O afastamento entre Belém e São Bento deixam o PM muito mais exposto aos seus parceiros da geringonça. A partir de agora, vai ser mais difícil geringonçar. E também aqui a palavra chave é confiança. As esquerdas conhecem-se demasiado bem para confiarem umas nas outras. A aliança entre elas foi, desde a nascença, inteiramente negativa: foi feita contra Passos Coelho e contra a direita. Como em todas as alianças negativas, onde há pouca confiança, o tempo torna a geringonça cada vez mais frágil e cuja gestão será mais complicada. Já todos percebemos que neste momento o PCP tem um pé dentro e outro fora da geringonça. Só o pé direito é que está a geringonçar, o esquerdo já só quer manifestações e greves. Vendo o Orçamento de 2018, também já entendemos que Costa pode ser tentado a provocar eleições antecipadas, sobretudo se a Catalunha e o Brexit começarem a prejudicar a economia europeia. A partir deste momento, só uma questão interessa aos partidos da geringonça: como vamos sair desta aventura sem nos prejudicar e empurrando os danos políticos para os outros? Se a criação da geringonça foi uma novidade na política nacional, a sua destruição será uma segunda novidade. Ninguém sabe como vai terminar. Mas tendo em conta a história das relações entre os três partidos e a falta de confiança uns nos outros, não será nenhuma surpresa se o fim correr mal.

PS: Pacheco Pereira não resistiu e caiu na provocação de Santana Lopes. Passou cerca de 10 minutos na última Quadratura do Círculo a atacar o rival de Rui Rio à liderança do PSD. Será que ninguém explica a Pacheco Pereira que cada vez que ele fala, Santana ganha votos entre os militantes do PSD? Pacheco Pereira terá razão quando acusa todos os sociais democratas de conspirações. Mas o caso dele é bem pior. Todos no PSD olham para Santana como um membro da família. Pode ter conspirado, mas pertence à família popular/social democrata. Para os militantes do PSD, Pacheco não faz parte da família. Usou simplesmente o partido, tal como usa agora, para promover a sua carreira de comentador profissional.
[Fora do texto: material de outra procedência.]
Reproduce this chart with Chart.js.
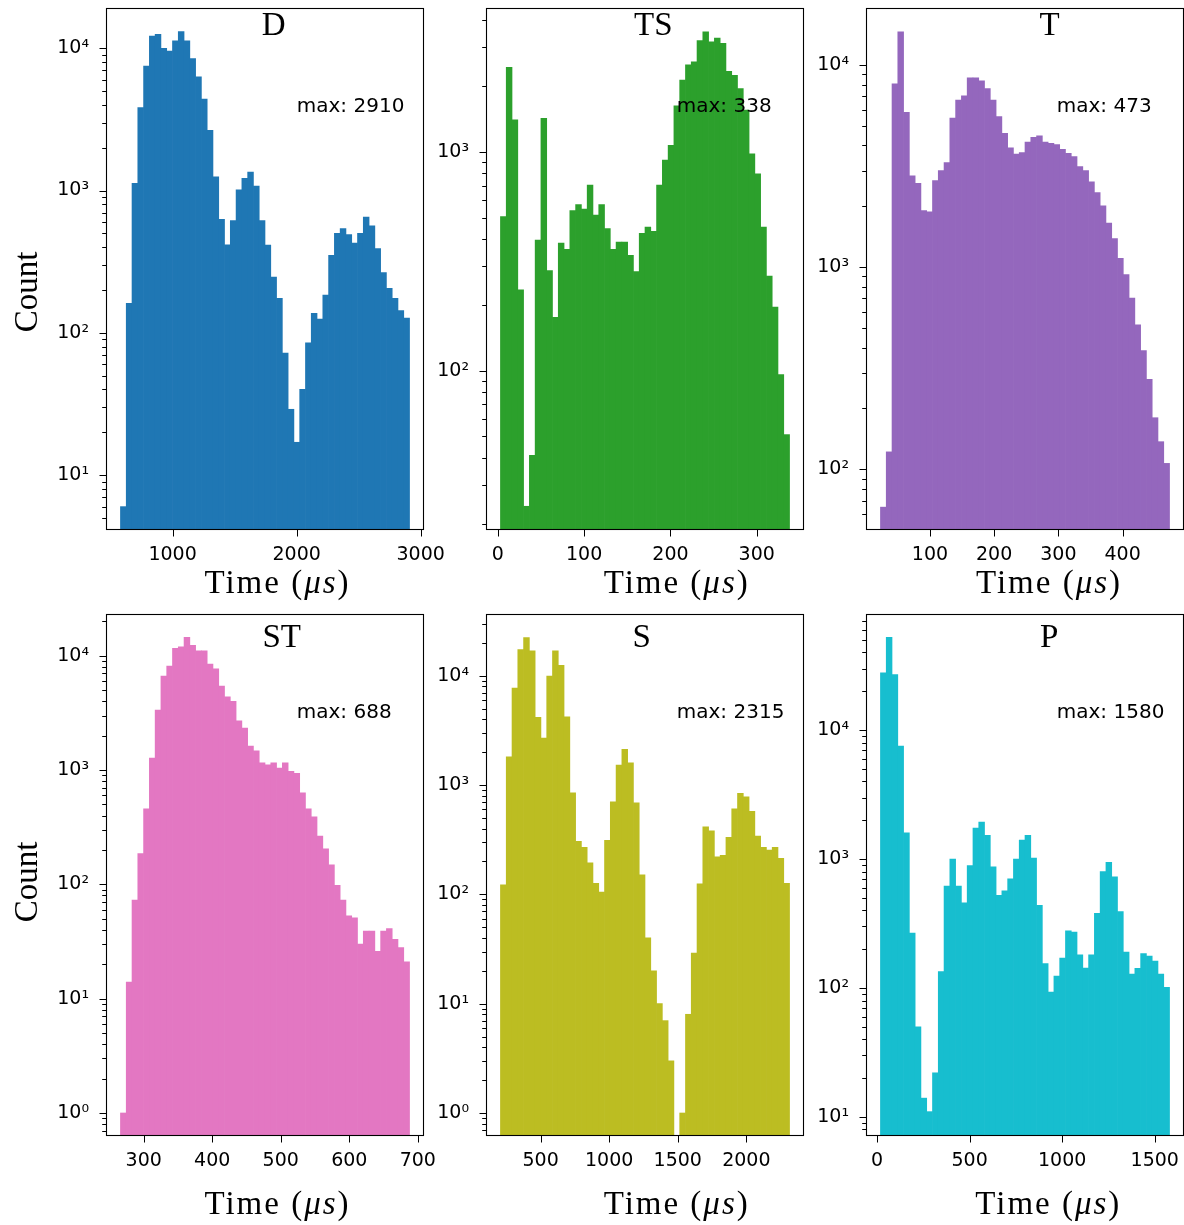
<!DOCTYPE html>
<html>
<head>
<meta charset="utf-8">
<script src="https://cdn.jsdelivr.net/npm/chart.js@4/dist/chart.umd.min.js"></script>
<style>
  html, body { margin: 0; padding: 0; background: #fff; overflow: hidden; }
  #fig { position: relative; width: 1184px; height: 1225px; background: #fff; }
  .panel { position: absolute; }
</style>
</head>
<body>
<div id="fig"></div>
<script>
// Event-time histograms, 50 equal-width bins between first and last event (µs)
const panelNames = ['D', 'TS', 'T', 'ST', 'S', 'P'];
const panelColors = ['#1f77b4', '#2ca02c', '#9467bd', '#e377c2', '#bcbd22', '#17becf'];

const rangeD  = [580, 2910];
const rangeTS = [3, 338];
const rangeT  = [23, 473];
const rangeST = [266, 688];
const rangeS  = [207, 2315];
const rangeP  = [18, 1580];

const countsD = [6, 161, 1125, 3830, 7510, 12200, 12550, 10000, 9570, 11300,
  13080, 11300, 8450, 6310, 4400, 2650, 1250, 628, 415, 615,
  1010, 1220, 1350, 1075, 615, 413, 246, 175, 72, 29,
  17, 40, 85, 137, 125, 184, 351, 501, 540, 490,
  427, 501, 652, 564, 391, 265, 205, 175, 143, 127];
const countsTS = [505, 2430, 1396, 234, 24, 41, 395, 1420, 286, 175,
  382, 358, 538, 573, 546, 703, 513, 573, 445, 358,
  386, 386, 336, 283, 424, 452, 433, 703, 916, 1070,
  1617, 2124, 2494, 2570, 3212, 3524, 3170, 3304, 3126, 2328,
  2234, 1941, 1550, 976, 791, 452, 270, 195, 96, 51];
const countsT = [65, 122, 8060, 14600, 5840, 2830, 2600, 1905, 1876, 2680,
  3005, 3290, 5470, 6710, 7030, 8630, 8630, 8360, 7640, 6710,
  5560, 4590, 3890, 3630, 3690, 4160, 4390, 4460, 4160, 4100,
  4040, 3830, 3660, 3520, 3140, 3005, 2640, 2340, 2010, 1650,
  1385, 1107, 918, 703, 519, 387, 279, 180, 137, 107];
const countsST = [1, 14, 73, 186, 458, 1273, 3350, 6640, 8130, 11600,
  12000, 14500, 12330, 11060, 11060, 8460, 7700, 5430, 4380, 3990,
  2700, 2330, 1620, 1475, 1157, 1111, 1157, 1040, 1157, 973,
  935, 633, 458, 390, 264, 205, 148, 98, 73, 53,
  51, 30, 39, 39, 26, 39, 41, 33, 28, 21];
const countsS = [122, 1815, 7710, 17400, 22400, 16900, 4160, 2690, 9940, 16900,
  12450, 4220, 849, 305, 269, 194, 126, 105, 313, 703,
  1525, 2120, 1600, 689, 151, 40, 20, 10, 7, 3,
  0, 1, 8, 29, 125, 415, 381, 220, 228, 332,
  607, 840, 780, 574, 341, 269, 254, 269, 214, 126];
const countsP = [27800, 52400, 26900, 7510, 1596, 267, 50, 14, 11, 22,
  134, 617, 1000, 617, 457, 891, 1740, 1934, 1525, 871,
  522, 567, 702, 1000, 1403, 1525, 1017, 437, 155, 93,
  124, 171, 277, 271, 181, 143, 181, 379, 801, 942,
  728, 392, 190, 128, 142, 185, 177, 162, 128, 101];

// y-axis display limits
const yLimD  = [4.11, 19190];
const yLimTS = [18.7, 4530];
const yLimT  = [50.1, 19140];
const yLimST = [0.629, 23190];
const yLimS  = [0.616, 36720];
const yLimP  = [7.12, 79430];

const xTicksD  = [1000, 2000, 3000];
const xTicksTS = [0, 100, 200, 300];
const xTicksT  = [100, 200, 300, 400];
const xTicksST = [300, 400, 500, 600, 700];
const xTicksS  = [500, 1000, 1500, 2000];
const xTicksP  = [0, 500, 1000, 1500];

const maxLabels = ['max: 2910', 'max: 338', 'max: 473', 'max: 688', 'max: 2315', 'max: 1580'];

// ---- layout ----
const FRAME_W = 318, FRAME_H = 522;
const FRAME_LEFT = [106, 486, 866];
const FRAME_TOP = [8, 614];
const Y_AXIS_W = 106, TOP_PAD = 8, X_AXIS_H = 90, RIGHT_PAD = 46;
const CW = Y_AXIS_W + FRAME_W + RIGHT_PAD, CH = TOP_PAD + FRAME_H + X_AXIS_H;

const SERIF = '"Liberation Serif", "Times New Roman", serif';
const SANS = '"DejaVu Sans", sans-serif';
const SUP = ['⁰', '¹', '²', '³', '⁴', '⁵', '⁶', '⁷', '⁸', '⁹'];
const supText = n => (n < 0 ? '⁻' : '') + String(Math.abs(n)).split('').map(d => SUP[+d]).join('');

const panels = [
  { range: rangeD,  counts: countsD,  yLim: yLimD,  xTicks: xTicksD,
    deco: { titleX: 167.7, titleY: 27.3, xlabX: 171.5, xlabY: 62.7, countY: 284 } },
  { range: rangeTS, counts: countsTS, yLim: yLimTS, xTicks: xTicksTS,
    deco: { titleX: 167.3, titleY: 27.3, xlabX: 190.7, xlabY: 62.7 } },
  { range: rangeT,  counts: countsT,  yLim: yLimT,  xTicks: xTicksT,
    deco: { titleX: 183.7, titleY: 27.3, xlabX: 183.0, xlabY: 62.7 } },
  { range: rangeST, counts: countsST, yLim: yLimST, xTicks: xTicksST,
    deco: { titleX: 175.7, titleY: 33.3, xlabX: 171.5, xlabY: 78, countY: 268 } },
  { range: rangeS,  counts: countsS,  yLim: yLimS,  xTicks: xTicksS,
    deco: { titleX: 155.7, titleY: 33.3, xlabX: 190.7, xlabY: 78 } },
  { range: rangeP,  counts: countsP,  yLim: yLimP,  xTicks: xTicksP,
    deco: { titleX: 183.3, titleY: 33.3, xlabX: 182.3, xlabY: 78 } },
];

// log-axis tick list: decades (major) plus 2..9 multiples (minor) inside the limits
function logTicks(lo, hi) {
  const out = [];
  for (let e = Math.floor(Math.log10(lo)); e <= Math.ceil(Math.log10(hi)); e++) {
    for (let k = 1; k <= 9; k++) {
      const v = k * Math.pow(10, e);
      if (v >= lo * 0.9999 && v <= hi * 1.0001) out.push({ value: v, major: k === 1, exp: e });
    }
  }
  return out;
}

// keep the plot frame exactly where the layout puts it
function noLabelOverhang(s) {
  s.paddingTop = 0; s.paddingBottom = 0; s.paddingLeft = 0; s.paddingRight = 0;
}

// frame, tick marks and in-axes text
const panelDecor = {
  id: 'panelDecor',
  afterDatasetsDraw(chart, args, o) {
    const { ctx, chartArea: a } = chart;
    const xs = chart.scales.x, ys = chart.scales.y;
    ctx.save();
    ctx.strokeStyle = '#000';
    ctx.lineWidth = 1;
    ctx.beginPath();
    ys.ticks.forEach(t => {
      const py = Math.round(ys.getPixelForValue(t.value)) + 0.5;
      const len = t.major ? 6.5 : 3.8;
      ctx.moveTo(a.left, py); ctx.lineTo(a.left - len, py);
    });
    xs.ticks.forEach(t => {
      const px = Math.round(xs.getPixelForValue(t.value)) + 0.5;
      ctx.moveTo(px, a.bottom); ctx.lineTo(px, a.bottom + 6.5);
    });
    ctx.stroke();
    ctx.lineWidth = 1.1;
    ctx.strokeRect(Math.round(a.left) + 0.5, Math.round(a.top) + 0.5,
      Math.round(a.right - a.left) - 1, Math.round(a.bottom - a.top) - 1);

    ctx.fillStyle = '#000';
    ctx.textBaseline = 'alphabetic';
    // panel name
    ctx.font = `33px ${SERIF}`;
    ctx.textAlign = 'center';
    ctx.fillText(o.title, a.left + o.titleX, a.top + o.titleY);
    // max annotation
    ctx.font = `20px ${SANS}`;
    ctx.textAlign = 'left';
    ctx.fillText(o.maxText, a.left + 0.6 * (a.right - a.left), a.top + 0.2 * (a.bottom - a.top));
    // x label: Time (µs) with italic math symbols
    ctx.textAlign = 'left';
    if ('letterSpacing' in ctx) ctx.letterSpacing = '2px';
    const parts = [['Time (', `33px ${SERIF}`], ['μs', `italic 33px ${SERIF}`], [')', `33px ${SERIF}`]];
    let total = 0;
    parts.forEach(p => { ctx.font = p[1]; total += ctx.measureText(p[0]).width; });
    let cx = a.left + o.xlabX - total / 2;
    parts.forEach(p => { ctx.font = p[1]; ctx.fillText(p[0], cx, a.bottom + o.xlabY); cx += ctx.measureText(p[0]).width; });
    if ('letterSpacing' in ctx) ctx.letterSpacing = '0px';
    // y label
    if (o.countY !== undefined) {
      ctx.save();
      ctx.translate(37, a.top + o.countY);
      ctx.rotate(-Math.PI / 2);
      ctx.font = `33px ${SERIF}`;
      ctx.textAlign = 'center';
      ctx.fillText('Count', 0, 0);
      ctx.restore();
    }
    ctx.restore();
  }
};

const fig = document.getElementById('fig');
panels.forEach((p, i) => {
  const col = i % 3, row = Math.floor(i / 3);
  const div = document.createElement('div');
  div.className = 'panel';
  div.style.left = (FRAME_LEFT[col] - Y_AXIS_W) + 'px';
  div.style.top = (FRAME_TOP[row] - TOP_PAD) + 'px';
  const cv = document.createElement('canvas');
  cv.width = CW; cv.height = CH;
  cv.style.width = CW + 'px'; cv.style.height = CH + 'px';
  div.appendChild(cv);
  fig.appendChild(div);

  const [lo, hi] = p.range;
  const n = p.counts.length;
  const w = (hi - lo) / n;
  const pts = p.counts.map((c, k) => ({ x: lo + (k + 0.5) * w, y: c }));
  const margin = 0.05 * (hi - lo);
  const yt = logTicks(p.yLim[0], p.yLim[1]);

  new Chart(cv, {
    type: 'bar',
    data: { datasets: [{ data: pts, backgroundColor: panelColors[i], borderWidth: 0,
      barPercentage: 1, categoryPercentage: 1 }] },
    options: {
      responsive: false, animation: false, devicePixelRatio: 1,
      layout: { padding: { left: 0, top: TOP_PAD, right: RIGHT_PAD, bottom: 0 } },
      plugins: {
        legend: { display: false }, tooltip: { enabled: false },
        panelDecor: Object.assign({ title: panelNames[i], maxText: maxLabels[i] }, p.deco)
      },
      scales: {
        x: {
          type: 'linear', min: lo - margin, max: hi + margin, offset: false, bounds: 'data',
          grid: { display: false, drawTicks: false, offset: false }, border: { display: false },
          afterFit: s => { s.height = X_AXIS_H; noLabelOverhang(s); },
          afterBuildTicks: s => { s.ticks = p.xTicks.map(v => ({ value: v })); },
          ticks: { autoSkip: false, maxRotation: 0, padding: 14, color: '#000',
            font: { family: SANS, size: 19 }, callback: v => String(v) }
        },
        y: {
          type: 'logarithmic', min: p.yLim[0], max: p.yLim[1], bounds: 'data',
          grid: { display: false, drawTicks: false }, border: { display: false },
          afterFit: s => { s.width = Y_AXIS_W; noLabelOverhang(s); },
          afterBuildTicks: s => { s.ticks = yt.map(t => ({ value: t.value, major: t.major, exp: t.exp })); },
          ticks: { autoSkip: false, padding: 17, color: '#000', font: { family: SANS, size: 19 },
            callback: (v, idx, ticks) => ticks[idx].major ? '10' + supText(ticks[idx].exp) : '' }
        }
      }
    },
    plugins: [panelDecor]
  });
});
</script>
</body>
</html>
Ele é o troféu que dá legitimidade às críticas das esquerdas contra o PSD. E isso os sociais-democratas não perdoam. Dentro de casa, as traições perdoam-se. Mas a ajuda aos adversários não tem perdão. Se Pacheco Pereira quer mesmo ajudar Rui Rio, deveria tirar uma licença sabática, escrever mais um livro sobre o PCP e voltar no próximo ano, depois das eleições internas no PSD. Se não o fizer, será um dos maiores aliados de Santana e um dos maiores problemas para Rio. O pobre do Rui Rio deve suar cada vez que Pacheco fala ou escreve sobre as eleições no PSD.